Sat 17 Sep 2011
Bad Day For Bees
Posted by Will under environment, nature, seasonal, updated
[6] Comments
This time of year I can usually count on finding the occasional one maybe two dead bees in the vicinity of the patio table, but this morning the number of corpses (11 seen below, 17 total) concentrated in such a small area represented a cataclysmic and enigmatic die-off as far as our backyard is concerned:
UPDATED (1:37 p.m.): Twenty-four more found scattered around the patio table. Could it be the bees are being bitten by and then rejected by spiders living in the fig tree branches extending over the patio area?

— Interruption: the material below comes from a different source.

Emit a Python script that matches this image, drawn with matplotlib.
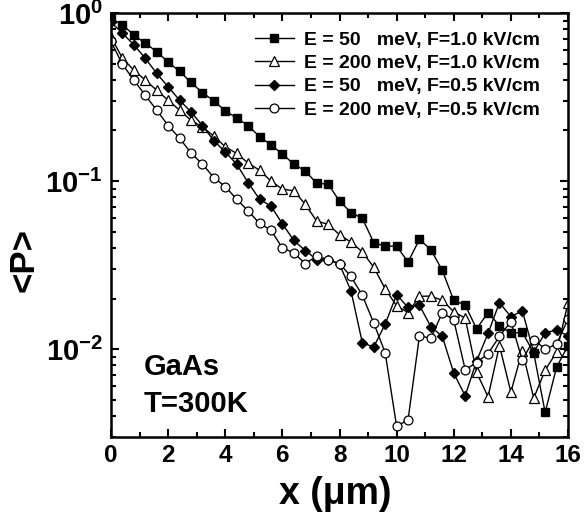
import matplotlib
matplotlib.use("Agg")
import matplotlib.pyplot as plt
import numpy as np
from matplotlib.ticker import FuncFormatter, MultipleLocator, LogLocator

plt.rcParams['font.family'] = ['Liberation Sans', 'DejaVu Sans']
plt.rcParams['font.weight'] = 'bold'
plt.rcParams['mathtext.fontset'] = 'custom'
plt.rcParams['mathtext.bf'] = 'Liberation Sans:bold'
plt.rcParams['mathtext.rm'] = 'Liberation Sans:bold'

# positions along x (um), 0.4 um step
x = np.round(np.arange(41) * 0.4, 1)

p_50_10 = [0.93, 0.85, 0.74, 0.66, 0.59, 0.51, 0.45, 0.386, 0.336, 0.30,
           0.262, 0.237, 0.214, 0.184, 0.164, 0.145, 0.126, 0.115, 0.097, 0.096,
           0.076, 0.065, 0.060, 0.043, 0.041, 0.041, 0.033, 0.045, 0.039, 0.0294,
           0.0195, 0.0183, 0.0132, 0.0165, 0.0138, 0.0124, 0.0126, 0.0095, 0.0042, 0.0078,
           0.0105]
p_200_10 = [0.72, 0.538, 0.457, 0.399, 0.347, 0.303, 0.264, 0.230, 0.210, 0.185,
            0.160, 0.146, 0.128, 0.116, 0.100, 0.0896, 0.0875, 0.0728, 0.0578, 0.0553,
            0.048, 0.0433, 0.0379, 0.0307, 0.0228, 0.0181, 0.0165, 0.0206, 0.0207, 0.0195,
            0.0167, 0.0153, 0.00728, 0.0052, 0.0105, 0.00555, 0.0098, 0.0051, 0.0075, 0.0096,
            0.0188]
p_50_05 = [0.88, 0.759, 0.646, 0.538, 0.437, 0.364, 0.303, 0.258, 0.214, 0.174,
           0.149, 0.126, 0.098, 0.078, 0.0709, 0.0557, 0.0443, 0.0386, 0.0341, 0.0341,
           0.032, 0.0223, 0.0109, 0.0103, 0.0141, 0.0211, 0.0177, 0.0182, 0.0136, 0.0119,
           0.0072, 0.00527, 0.0085, 0.0124, 0.0189, 0.0156, 0.0169, 0.0096, 0.0125, 0.0130,
           0.012]
p_200_05 = [0.677, 0.495, 0.399, 0.324, 0.264, 0.214, 0.180, 0.147, 0.126, 0.105,
            0.0927, 0.078, 0.0664, 0.056, 0.051, 0.040, 0.0374, 0.0323, 0.0357, 0.0341,
            0.0323, 0.0271, 0.0209, 0.0143, 0.0095, 0.00347, 0.0038, 0.0120, 0.0116, 0.0165,
            0.0149, 0.00756, 0.0083, 0.0094, 0.0119, 0.0146, 0.0086, 0.0114, 0.0100, 0.0107,
            0.0151]

labels = ["E = 50   meV, F=1.0 kV/cm",
          "E = 200 meV, F=1.0 kV/cm",
          "E = 50   meV, F=0.5 kV/cm",
          "E = 200 meV, F=0.5 kV/cm"]

fig = plt.figure(figsize=(5.86, 5.16), dpi=100)
ax = fig.add_axes([111/586, 79/516, 457/586, 424/516])

ms = 5.6
ax.plot(x, p_50_10, '-s', color='k', lw=1.0, ms=ms, mfc='k', mec='k', label=labels[0])
ax.plot(x, p_200_10, '-^', color='k', lw=1.0, ms=ms+1, mfc='white', mec='k', mew=0.9, label=labels[1])
ax.plot(x, p_50_05, '-D', color='k', lw=1.0, ms=ms, mfc='k', mec='k', label=labels[2])
ax.plot(x, p_200_05, '-o', color='k', lw=1.0, ms=ms+0.8, mfc='white', mec='k', mew=0.9, label=labels[3])

ax.set_yscale('log')
ax.set_xlim(0, 16)
ax.set_ylim(0.003, 1)

ax.xaxis.set_major_locator(MultipleLocator(2))
ax.xaxis.set_minor_locator(MultipleLocator(1))
ax.yaxis.set_major_locator(LogLocator(base=10))
ax.yaxis.set_minor_locator(LogLocator(base=10, subs=np.arange(2, 10)))
ax.yaxis.set_major_formatter(FuncFormatter(lambda v, p: r"$\mathbf{10^{%d}}$" % round(np.log10(v))))
ax.yaxis.set_minor_formatter(FuncFormatter(lambda v, p: ""))

ax.tick_params(which='both', direction='in', top=True, right=True, width=1.5)
ax.tick_params(which='major', length=6)
ax.tick_params(which='minor', length=3.5)
ax.tick_params(axis='x', which='major', labelsize=17.5, pad=5)
ax.tick_params(axis='y', which='major', labelsize=21, pad=6)
for s in ax.spines.values():
    s.set_linewidth(1.8)

fig.text(335/586, 1 - 494/516, "x (μm)", fontsize=27, fontweight='bold', ha='center', va='center')
fig.text(24/586, 1 - 260/516, "<P>", fontsize=25, fontweight='bold', rotation=90, ha='center', va='center')

ax.text(0.072, 0.197, "GaAs", transform=ax.transAxes, fontsize=21, fontweight='bold', va='top')
ax.text(0.072, 0.112, "T=300K", transform=ax.transAxes, fontsize=21, fontweight='bold', va='top')

leg = ax.legend(loc='upper left', bbox_to_anchor=(255/586, 1 - 31/516), bbox_transform=fig.transFigure,
                frameon=False, fontsize=14, handlelength=2.0, handletextpad=0.5,
                labelspacing=0.3, borderpad=0, borderaxespad=0, numpoints=1)

fig.savefig("out.png", dpi=100)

Will, you may have already googled like I just did, but is this related? http://en.wikipedia.org/wiki/Colony_collapse_disorder
Yep, I’ve thought about that, but I think the answer is as I guessed: spiders. There’s a tree in bloom next to our backyard fig whose tiny yellow blooms the bees are crazy for, and I think the bees are getting caught up in a bunch of spiders’ webs strung within the fig. With more food than they need the spiders bite the bees and then cut them free from the webbing where they drop to the patio below.
the same thing is happening in my backyard in Silverlake! I only have a few spiders but the bees are being found no where near bushes or trees it is concerning!
Thanks for the comment, Gina. I sent an email to Backyard Beekeepers to see if they could shed any sanity on the strangeness. Though the number of bee deaths seems to have returned to “normal” (one or two or a few found each day), it is very disconcerting.
Hey Will–I’m a backwards beekeeper. Could be spiders–it’s also the time of year when bees reduce their own numbers. They haul the dead ones out and drop them at a distance from the hive–seen them do it. Could also be someone who sprayed pesticide.
Thanks Erik! Sounds like a combination of all three might have done ‘em in.